Discussion created by Lokesh on Aug 8, 2017
Hi All,


I am going through mapr certified data analyst guide pdf. There are 10 sample questions of which i have doubt about question 10. Below is the question.


You have a 20 node cluster that includes 10 nodes dedicated for data analysis. These are all data nodes in the topology, /data/analysis/. To best take advantage of data locality with your queries, you will install Drill on: 


a) every node in the /data/analysis/ topology, and all of the control nodes.

b) every node outside of the /data/analysis/ topology.

c) every node in the /data/analysis/ topology.

d) every node in the cluster. 


I would like to discuss about answer options and understand why option C is correct.

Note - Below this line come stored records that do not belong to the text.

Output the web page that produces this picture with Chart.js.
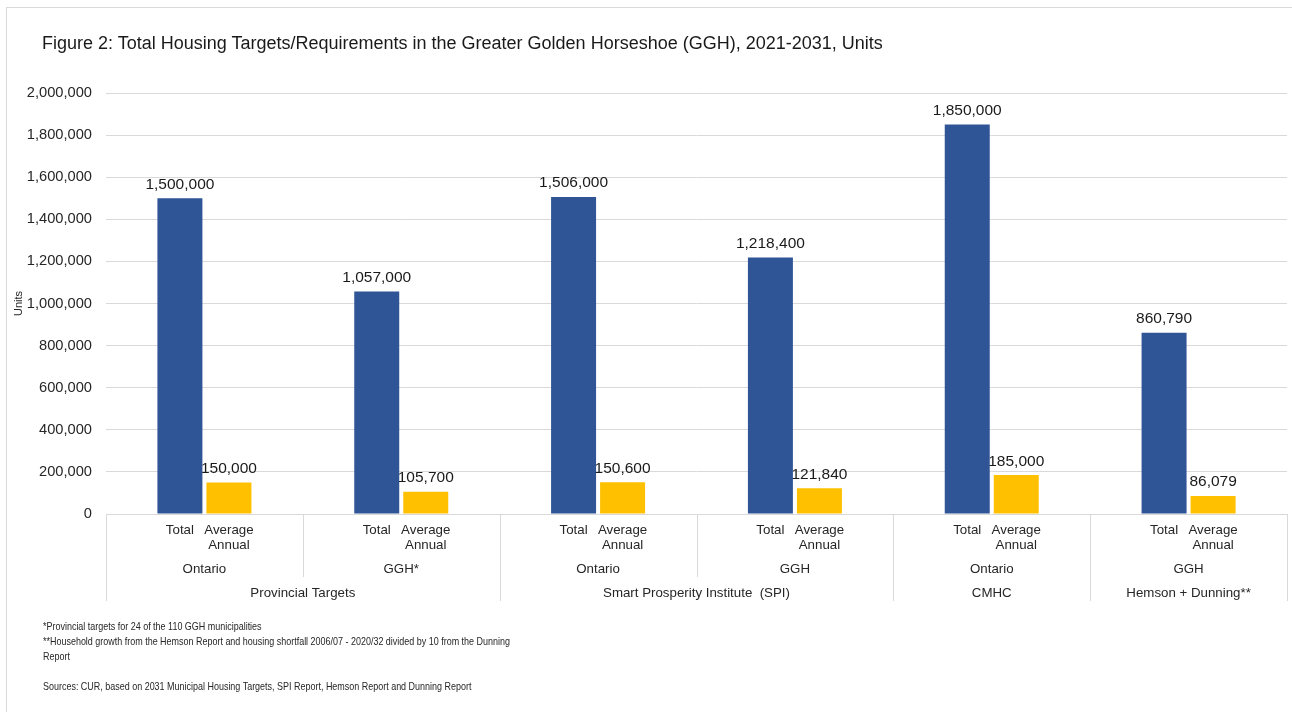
<!DOCTYPE html>
<html><head><meta charset="utf-8">
<script src="https://cdn.jsdelivr.net/npm/chart.js@4/dist/chart.umd.min.js"></script>
<style>
html,body{margin:0;padding:0;background:#fff;}
#wrap{position:relative;width:1292px;height:721px;overflow:hidden;font-family:'Liberation Sans',Arial,sans-serif;}
#frame{position:absolute;left:6px;top:7px;width:1300px;height:704px;border-left:1px solid #d9d9d9;border-top:1px solid #d9d9d9;}
#title{position:absolute;left:42px;top:33px;font-size:18px;line-height:20px;color:#1a1a1a;white-space:nowrap;}
#notes{position:absolute;left:43px;top:619px;font-size:11px;line-height:15px;color:#262626;transform:scaleX(0.815);transform-origin:0 0;white-space:nowrap;}
canvas{position:absolute;left:0;top:0;}
</style></head>
<body>
<div id="wrap">
  <div id="frame"></div>
  <canvas id="c" width="1292" height="721"></canvas>
  <div id="title">Figure 2: Total Housing Targets/Requirements in the Greater Golden Horseshoe (GGH), 2021-2031, Units</div>
  <div id="notes">*Provincial targets for 24 of the 110 GGH municipalities<br>**Household growth from the Hemson Report and housing shortfall 2006/07 - 2020/32 divided by 10 from the Dunning<br>Report<br><br>Sources: CUR, based on 2031 Municipal Housing Targets, SPI Report, Hemson Report and Dunning Report</div>
</div>
<script>
// ---- data ----
const sources = ['Provincial Targets','Provincial Targets','Smart Prosperity Institute  (SPI)','Smart Prosperity Institute  (SPI)','CMHC','Hemson + Dunning**'];
const regions = ['Ontario','GGH*','Ontario','GGH','Ontario','GGH'];
const seriesNames = ['Total','Average Annual'];
const totalUnits = [1500000,1057000,1506000,1218400,1850000,860790];
const averageAnnualUnits = [150000,105700,150600,121840,185000,86079];
const yTickValues = [0,200000,400000,600000,800000,1000000,1200000,1400000,1600000,1800000,2000000];
const yAxisTitle = 'Units';

const FONT = '"Liberation Sans", Arial, sans-serif';
const fmt = v => v.toLocaleString('en-US');

const multiLevel = {
  id: 'multiLevel',
  afterDatasetsDraw(chart) {
    const ctx = chart.ctx, xs = chart.scales.x, area = chart.chartArea;
    const metas = [chart.getDatasetMeta(0), chart.getDatasetMeta(1)];
    const n = regions.length;
    const catW = (area.right - area.left) / n;
    const b = area.bottom;
    ctx.save();
    // value labels
    ctx.font = '15.5px ' + FONT;
    ctx.fillStyle = '#1a1a1a';
    ctx.textAlign = 'center';
    ctx.textBaseline = 'alphabetic';
    metas.forEach((m, di) => {
      m.data.forEach((bar, i) => {
        ctx.fillText(fmt(chart.data.datasets[di].data[i]), bar.x, bar.y - 9.5);
      });
    });
    // category labels
    ctx.font = '13.3px ' + FONT;
    ctx.fillStyle = '#262626';
    ctx.textBaseline = 'middle';
    for (let i = 0; i < n; i++) {
      metas.forEach((m, di) => {
        const words = seriesNames[di].split(' ');
        words.forEach((w, k) => ctx.fillText(w, m.data[i].x, b + 16.5 + k * 14.5));
      });
      ctx.fillText(regions[i], xs.getPixelForValue(i), b + 55);
    }
    // group labels
    let start = 0;
    for (let i = 1; i <= n; i++) {
      if (i === n || sources[i] !== sources[start]) {
        const l = area.left + start * catW, r = area.left + i * catW;
        ctx.fillText(sources[start], (l + r) / 2, b + 79);
        start = i;
      }
    }
    // divider lines
    ctx.strokeStyle = '#d9d9d9';
    ctx.lineWidth = 1;
    for (let k = 0; k <= n; k++) {
      const x = Math.round(area.left + k * catW) + 0.5;
      const full = k === 0 || k === n || sources[k] !== sources[k - 1];
      ctx.beginPath();
      ctx.moveTo(x, b);
      ctx.lineTo(x, b + (full ? 87 : 63));
      ctx.stroke();
    }
    ctx.restore();
  }
};

new Chart(document.getElementById('c'), {
  type: 'bar',
  data: {
    labels: regions,
    datasets: [
      { label: seriesNames[0], data: totalUnits, backgroundColor: '#2F5597', categoryPercentage: 0.498, barPercentage: 0.918 },
      { label: seriesNames[1], data: averageAnnualUnits, backgroundColor: '#FFC000', categoryPercentage: 0.498, barPercentage: 0.918 }
    ]
  },
  options: {
    responsive: false,
    devicePixelRatio: 1,
    animation: false,
    layout: { padding: { top: 93, right: 5, bottom: 0, left: 0 } },
    plugins: { legend: { display: false }, tooltip: { enabled: false }, title: { display: false } },
    scales: {
      x: {
        grid: { display: false },
        border: { display: false },
        ticks: { display: false },
        afterFit(s) { s.height = 207; }
      },
      y: {
        min: 0, max: 2000000,
        afterBuildTicks(s) { s.ticks = yTickValues.map(v => ({ value: v })); },
        grid: { color: '#d9d9d9', drawTicks: false, lineWidth: 1 },
        border: { display: false },
        ticks: { padding: 14, color: '#262626', font: { family: FONT, size: 14.67 }, callback: v => fmt(v) },
        title: { display: true, text: yAxisTitle, color: '#262626', font: { family: FONT, size: 11 }, padding: { top: 12, bottom: 0 } },
        afterFit(s) { s.width = 106; }
      }
    }
  },
  plugins: [multiLevel]
});
</script>
</body></html>
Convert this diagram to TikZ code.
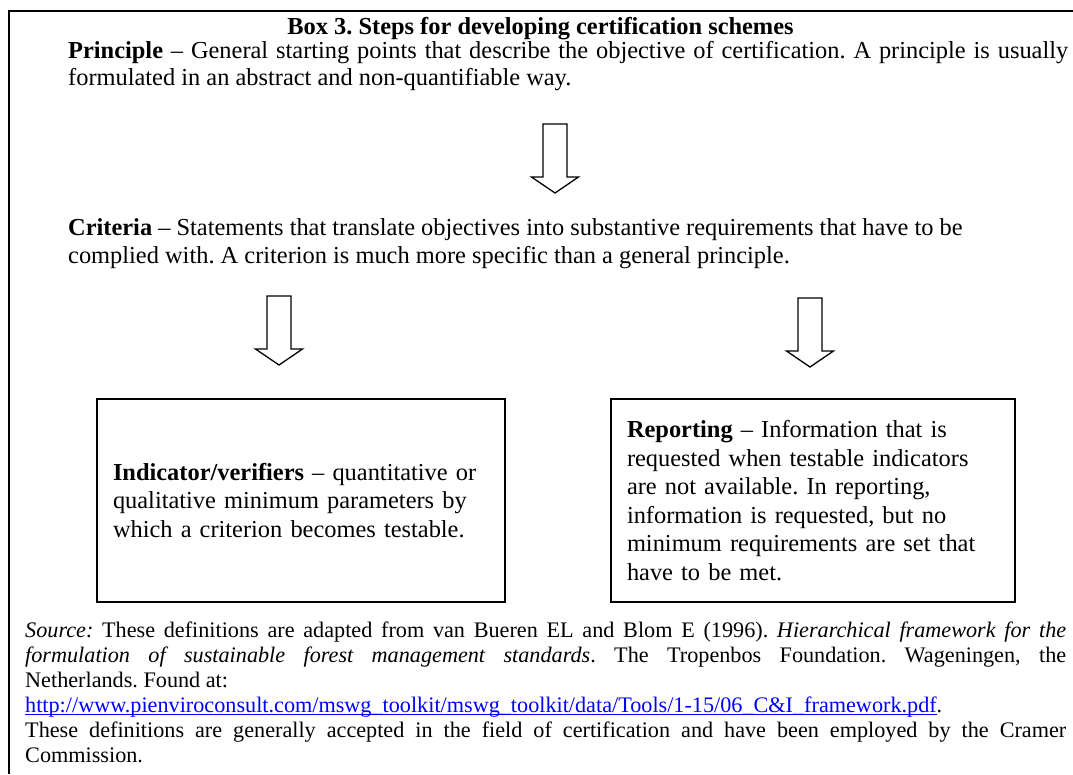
\documentclass[tikz,border=0pt]{standalone}
\usepackage{fontspec}
\setmainfont{Liberation Serif}
\usepackage{tikz}
\usetikzlibrary{positioning}
\definecolor{linkblue}{RGB}{0,0,255}
\frenchspacing
\newcommand{\blockarr}[1]{\draw [arrowline] (#1) ++(-12,0) -- ++(0,53) -- ++(-11.5,0) -- ++(23.5,16) -- ++(23.5,-16) -- ++(-11.5,0) -- ++(0,-53) -- cycle;}
\newcommand{\linktext}[1]{\leavevmode\setbox0\hbox{#1}\rlap{\rule[-2.6pt]{\wd0}{1.1pt}}\box0}

\begin{document}
\begin{tikzpicture}[x=1pt,y=-1pt]
		\tikzstyle{every node}+=[inner sep=0pt]
		\tikzstyle{body}=[font=\fontsize{24.4}{27}\selectfont, align=left, anchor=north west]
		\tikzstyle{stepbox}=[body, draw, line width=1.8pt, anchor=center, inner xsep=16pt, minimum height=203pt]
		\tikzstyle{arrowline}=[line width=1.3pt, line join=miter]
		\useasboundingbox (0,0) rectangle (1073,774);
		\draw [line width=2pt] (8.5,774) -- (8.5,11) -- (1073,11);
		\node [font=\bfseries\fontsize{24.4}{28}\selectfont, anchor=base] (title) at (540.5,34) {Box 3. Steps for developing certification schemes};
		\node [body] (principle) at (68,41.5) {\makebox[1000pt][s]{\textbf{Principle} -- General starting points that describe the objective of certification. A principle is usually}\\formulated in an abstract and non-quantifiable way.};
		\node [body, font=\fontsize{24.4}{28}\selectfont] (criteria) at (68,218.5) {\textbf{Criteria} -- Statements that translate objectives into substantive requirements that have to be\\complied with. A criterion is much more specific than a general principle.};
		\node [stepbox, font=\fontsize{24.4}{28.5}\selectfont, text width=376pt, minimum width=408pt] (indicator) at (301,500.5) {\textbf{Indicator/verifiers} -- quantitative or\\qualitative minimum parameters by\\which a criterion becomes testable.};
		\node [stepbox, font=\fontsize{24.4}{28.5}\selectfont, text width=372pt, minimum width=404pt] (reporting) at (813,500.5) {\textbf{Reporting} -- Information that is\\requested when testable indicators\\are not available. In reporting,\\information is requested, but no\\minimum requirements are set that\\have to be met.};
		% block arrows between the steps
		\coordinate (p2c) at (555,124);
		\coordinate (c2i) at (279,296);
		\coordinate (c2r) at (810,298);
		\blockarr{p2c}
		\blockarr{c2i}
		\blockarr{c2r}
		\node [anchor=north west, align=left, font=\fontsize{22.2}{25}\selectfont] (source) at (25,621.8) {%
			\makebox[1041pt][s]{\textit{Source:} These definitions are adapted from van Bueren EL and Blom E (1996). \textit{Hierarchical framework for the}}\\
			\makebox[1041pt][s]{\textit{formulation of sustainable forest management standards}. The Tropenbos Foundation. Wageningen, the}\\
			Netherlands. Found at:\\
			{\color{linkblue}\linktext{http://www.pienviroconsult.com/mswg\_toolkit/mswg\_toolkit/data/Tools/1-15/06\_C\&I\_framework.pdf}}.\\
			\makebox[1041pt][s]{These definitions are generally accepted in the field of certification and have been employed by the Cramer}\\
			Commission.};
	\end{tikzpicture}
\end{document}
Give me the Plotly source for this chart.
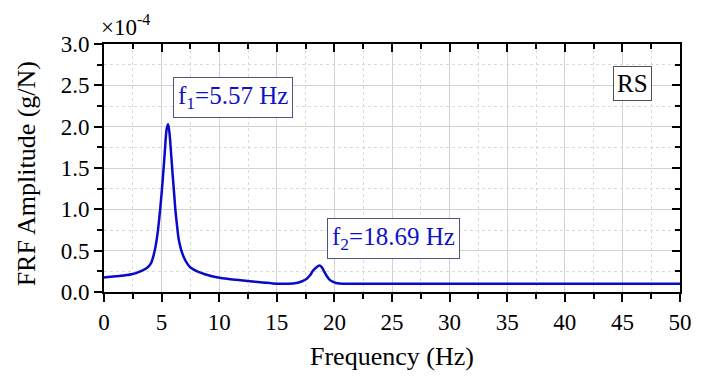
import plotly.graph_objects as go

# FRF amplitude (units of 1e-4 g/N) sampled across frequency (Hz)
freq_hz = [0.0, 1.0, 2.4, 3.36, 3.8, 4.07, 4.3, 4.5, 4.65, 4.78, 5.0, 5.23, 5.45, 5.57,
           5.7, 5.8, 5.97, 6.05, 6.2, 6.35, 6.48, 6.7, 6.9, 7.2, 7.48, 8.19, 8.76, 9.9,
           11.0, 12.46, 13.8, 15.0, 16.0, 16.7, 17.2, 17.6, 17.9, 18.15, 18.45, 18.69,
           18.9, 19.14, 19.35, 19.57, 19.85, 20.14, 21.0, 25.0, 30.0, 35.0, 40.0, 45.0, 50.0]
amplitude = [0.175, 0.19, 0.215, 0.263, 0.30, 0.345, 0.44, 0.57, 0.71, 0.87, 1.19, 1.6, 1.98, 2.03,
             1.9, 1.72, 1.40, 1.26, 0.99, 0.79, 0.64, 0.51, 0.43, 0.35, 0.30, 0.243, 0.215, 0.175,
             0.155, 0.134, 0.115, 0.10, 0.10, 0.11, 0.13, 0.16, 0.205, 0.26, 0.30, 0.32,
             0.30, 0.24, 0.19, 0.15, 0.125, 0.11, 0.10, 0.10, 0.10, 0.10, 0.10, 0.10, 0.10]

peak_labels = ["f<sub>1</sub>=5.57 Hz", "f<sub>2</sub>=18.69 Hz"]
peak_label_pos = [(11.2, 2.35), (25.1, 0.65)]

serif = "Liberation Serif, Times New Roman, serif"
blue = "#1010c8"

fig = go.Figure()
fig.add_trace(go.Scatter(x=freq_hz, y=amplitude, mode="lines",
                         line=dict(color="#0a0ac8", width=2.5, shape="spline", smoothing=0.8),
                         showlegend=False, hoverinfo="skip"))
# invisible trace to bind the mirrored (top/right) axes
fig.add_trace(go.Scatter(x=[0, 50], y=[0, 3], xaxis="x2", yaxis="y2", mode="markers",
                         marker=dict(opacity=0), showlegend=False, hoverinfo="skip"))

grid_major = "#d2d2d2"
grid_minor = "#dadada"
tick_font = dict(size=23, family=serif, color="black")

fig.update_layout(
    width=704, height=376,
    margin=dict(l=104, r=14, t=44, b=84),
    paper_bgcolor="white", plot_bgcolor="white",
    font=dict(family=serif, size=23, color="black"),
    xaxis=dict(range=[0, 50], dtick=5, tick0=0, showline=True, linecolor="black", linewidth=2,
               ticks="outside", ticklen=8, tickwidth=1.5, tickcolor="black",
               showgrid=True, gridcolor=grid_major, gridwidth=1, zeroline=False,
               minor=dict(dtick=2.5, ticks="outside", ticklen=5, tickwidth=1.5, tickcolor="black",
                          showgrid=True, gridcolor=grid_minor, griddash="dot", gridwidth=1),
               tickfont=tick_font),
    yaxis=dict(range=[0, 3], dtick=0.5, tick0=0, tickformat=".1f", showline=True, linecolor="black",
               linewidth=2, ticks="outside", ticklen=8, tickwidth=1.5, tickcolor="black",
               showgrid=True, gridcolor=grid_major, gridwidth=1, zeroline=False,
               minor=dict(dtick=0.25, ticks="outside", ticklen=5, tickwidth=1.5, tickcolor="black",
                          showgrid=True, gridcolor=grid_minor, griddash="dot", gridwidth=1),
               tickfont=tick_font),
    xaxis2=dict(range=[0, 50], overlaying="x", side="top", anchor="y", dtick=5, tick0=0,
                showline=True, linecolor="black", linewidth=2, ticks="inside", ticklen=8,
                tickwidth=1.5, tickcolor="black", showticklabels=False, showgrid=False,
                zeroline=False,
                minor=dict(dtick=2.5, ticks="inside", ticklen=5, tickwidth=1.5, tickcolor="black")),
    yaxis2=dict(range=[0, 3], overlaying="y", side="right", anchor="x", dtick=0.5, tick0=0,
                showline=True, linecolor="black", linewidth=2, ticks="inside", ticklen=8,
                tickwidth=1.5, tickcolor="black", showticklabels=False, showgrid=False,
                zeroline=False,
                minor=dict(dtick=0.25, ticks="inside", ticklen=5, tickwidth=1.5, tickcolor="black")),
)

annotations = [
    dict(text="×10<sup>-4</sup>", xref="paper", yref="paper", x=-0.008, y=1.0, yshift=2,
         xanchor="left", yanchor="bottom", showarrow=False, font=dict(size=23, family=serif)),
    dict(text="Frequency (Hz)", xref="paper", yref="paper", x=0.5, y=-0.262,
         xanchor="center", yanchor="middle", showarrow=False, font=dict(size=26, family=serif)),
    dict(text="FRF Amplitude (g/N)", xref="paper", yref="paper", x=-0.133, y=0.476, textangle=-90,
         xanchor="center", yanchor="middle", showarrow=False, font=dict(size=26, family=serif)),
    dict(text="RS", xref="x", yref="y", x=45.9, y=2.52, showarrow=False,
         font=dict(size=25, family=serif, color="black"),
         bordercolor="#505050", borderwidth=1, borderpad=3, bgcolor="white"),
]
for label, (lx, ly) in zip(peak_labels, peak_label_pos):
    annotations.append(dict(text=label, xref="x", yref="y", x=lx, y=ly, showarrow=False,
                            font=dict(size=25, family=serif, color=blue),
                            bordercolor="#4a5580", borderwidth=1, borderpad=4, bgcolor="white"))
fig.update_layout(annotations=annotations)

fig.write_html("out.html")
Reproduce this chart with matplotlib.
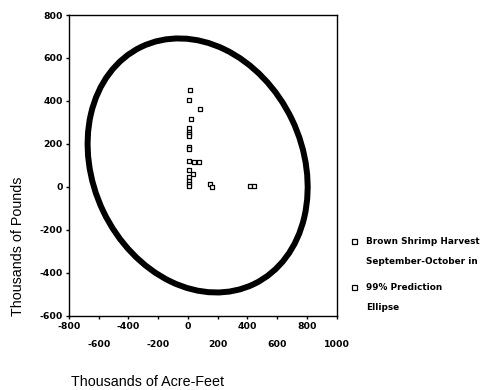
#!/usr/bin/env python3
"""Brown shrimp harvest vs. freshwater inflow with 99% prediction ellipse."""

import matplotlib

matplotlib.use("Agg")
import matplotlib.pyplot as plt
import numpy as np
from matplotlib.lines import Line2D
from matplotlib.patches import Ellipse

# Harvest observations (thousands of acre-feet, thousands of pounds)
inflow = [13, 9, 80, 20, 9, 9, 9, 9, 9, 10, 9, 42, 75, 9, 35, 9, 9, 9, 9, 147, 162, 418, 447]
harvest = [450, 403, 363, 316, 272, 258, 247, 238, 185, 178, 121, 118, 115, 79, 59, 48, 30, 15, 3, 13, 1, 5, 5]

# 99% prediction ellipse: extents on each axis and the x-y correlation
ellipse_x_range = (-675, 805)
ellipse_y_range = (-491, 691)
ellipse_corr = -0.17

x_major = [-800, -400, 0, 400, 800]
x_minor = [-600, -200, 200, 600, 1000]
y_ticks = [-600, -400, -200, 0, 200, 400, 600, 800]

legend_labels = [
    ("Brown Shrimp Harvest", "September-October in"),
    ("99% Prediction", "Ellipse"),
]

TICK_FONT = dict(family="DejaVu Sans", size=6.7, weight="bold")
LEGEND_FONT = dict(family="DejaVu Sans", size=6.4, weight="bold")
LABEL_FONT = dict(family="Liberation Sans", size=10.3)


def ellipse_patch():
    cx = sum(ellipse_x_range) / 2
    cy = sum(ellipse_y_range) / 2
    rx = (ellipse_x_range[1] - ellipse_x_range[0]) / 2
    ry = (ellipse_y_range[1] - ellipse_y_range[0]) / 2
    cov = np.array([[rx * rx, rx * ry * ellipse_corr], [rx * ry * ellipse_corr, ry * ry]])
    vals, vecs = np.linalg.eigh(cov)
    angle = np.degrees(np.arctan2(vecs[1, 1], vecs[0, 1]))
    return Ellipse(
        (cx, cy),
        width=2 * np.sqrt(vals[1]),
        height=2 * np.sqrt(vals[0]),
        angle=angle,
        fill=False,
        edgecolor="black",
        linewidth=4.3,
        zorder=2,
    )


fig = plt.figure(figsize=(4.84, 3.9), dpi=100)
ax = fig.add_axes([0.1426, 0.19, 0.553, 0.7715])

ax.add_patch(ellipse_patch())
ax.scatter(inflow, harvest, marker="s", s=11, facecolor="white", edgecolor="black", linewidth=0.9, zorder=3)

ax.set_xlim(-800, 1000)
ax.set_ylim(-600, 800)

ax.set_xticks(x_major)
ax.set_xticklabels([str(v) for v in x_major], fontdict=TICK_FONT)
ax.set_xticks(x_minor, minor=True)
ax.set_xticklabels([str(v) for v in x_minor], minor=True, fontdict=TICK_FONT)
ax.set_yticks(y_ticks)
ax.set_yticklabels([str(v) for v in y_ticks], fontdict=TICK_FONT)

ax.tick_params(axis="both", which="both", direction="out", length=2.5, width=1.0, color="black")
ax.tick_params(axis="x", which="major", pad=2)
ax.tick_params(axis="x", which="minor", pad=15)
ax.tick_params(axis="y", pad=2)
for spine in ax.spines.values():
    spine.set_linewidth(1.0)

fig.text(0.305, 0.02, "Thousands of Acre-Feet", ha="center", va="center", **LABEL_FONT)
fig.text(0.037, 0.369, "Thousands of Pounds", ha="center", va="center", rotation=90, **LABEL_FONT)

# legend drawn by hand so the marker sits on the first line of each entry
legend_rows = [0.382, 0.264]
for (line1, line2), y in zip(legend_labels, legend_rows):
    fig.add_artist(
        Line2D([0.732], [y], transform=fig.transFigure, marker="s", markersize=3.6,
               markerfacecolor="white", markeredgecolor="black", markeredgewidth=0.9, linestyle="none")
    )
    fig.text(0.757, y, line1, ha="left", va="center", **LEGEND_FONT)
    fig.text(0.757, y - 0.053, line2, ha="left", va="center", **LEGEND_FONT)

fig.savefig("out.png", dpi=100)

My general knowledge to support data locality says, Drill must installed on data nodes. Question tells out of 20, 10 are data nodes. So option B is ruled out as answer as there is no point installing Drill on non data nodes, this will not give data locality. Option A and D are one and the same as they both mean to install Drill on all nodes. Doing so would definitely help us achieve data locality, but i believe we will end up with redundant drill installations on non data nodes/control nodes. So installing Drill on 10 nodes only with topology /data/analysis/ will be just enough to achieve Data Locality hence option C is right.


Is my understanding right?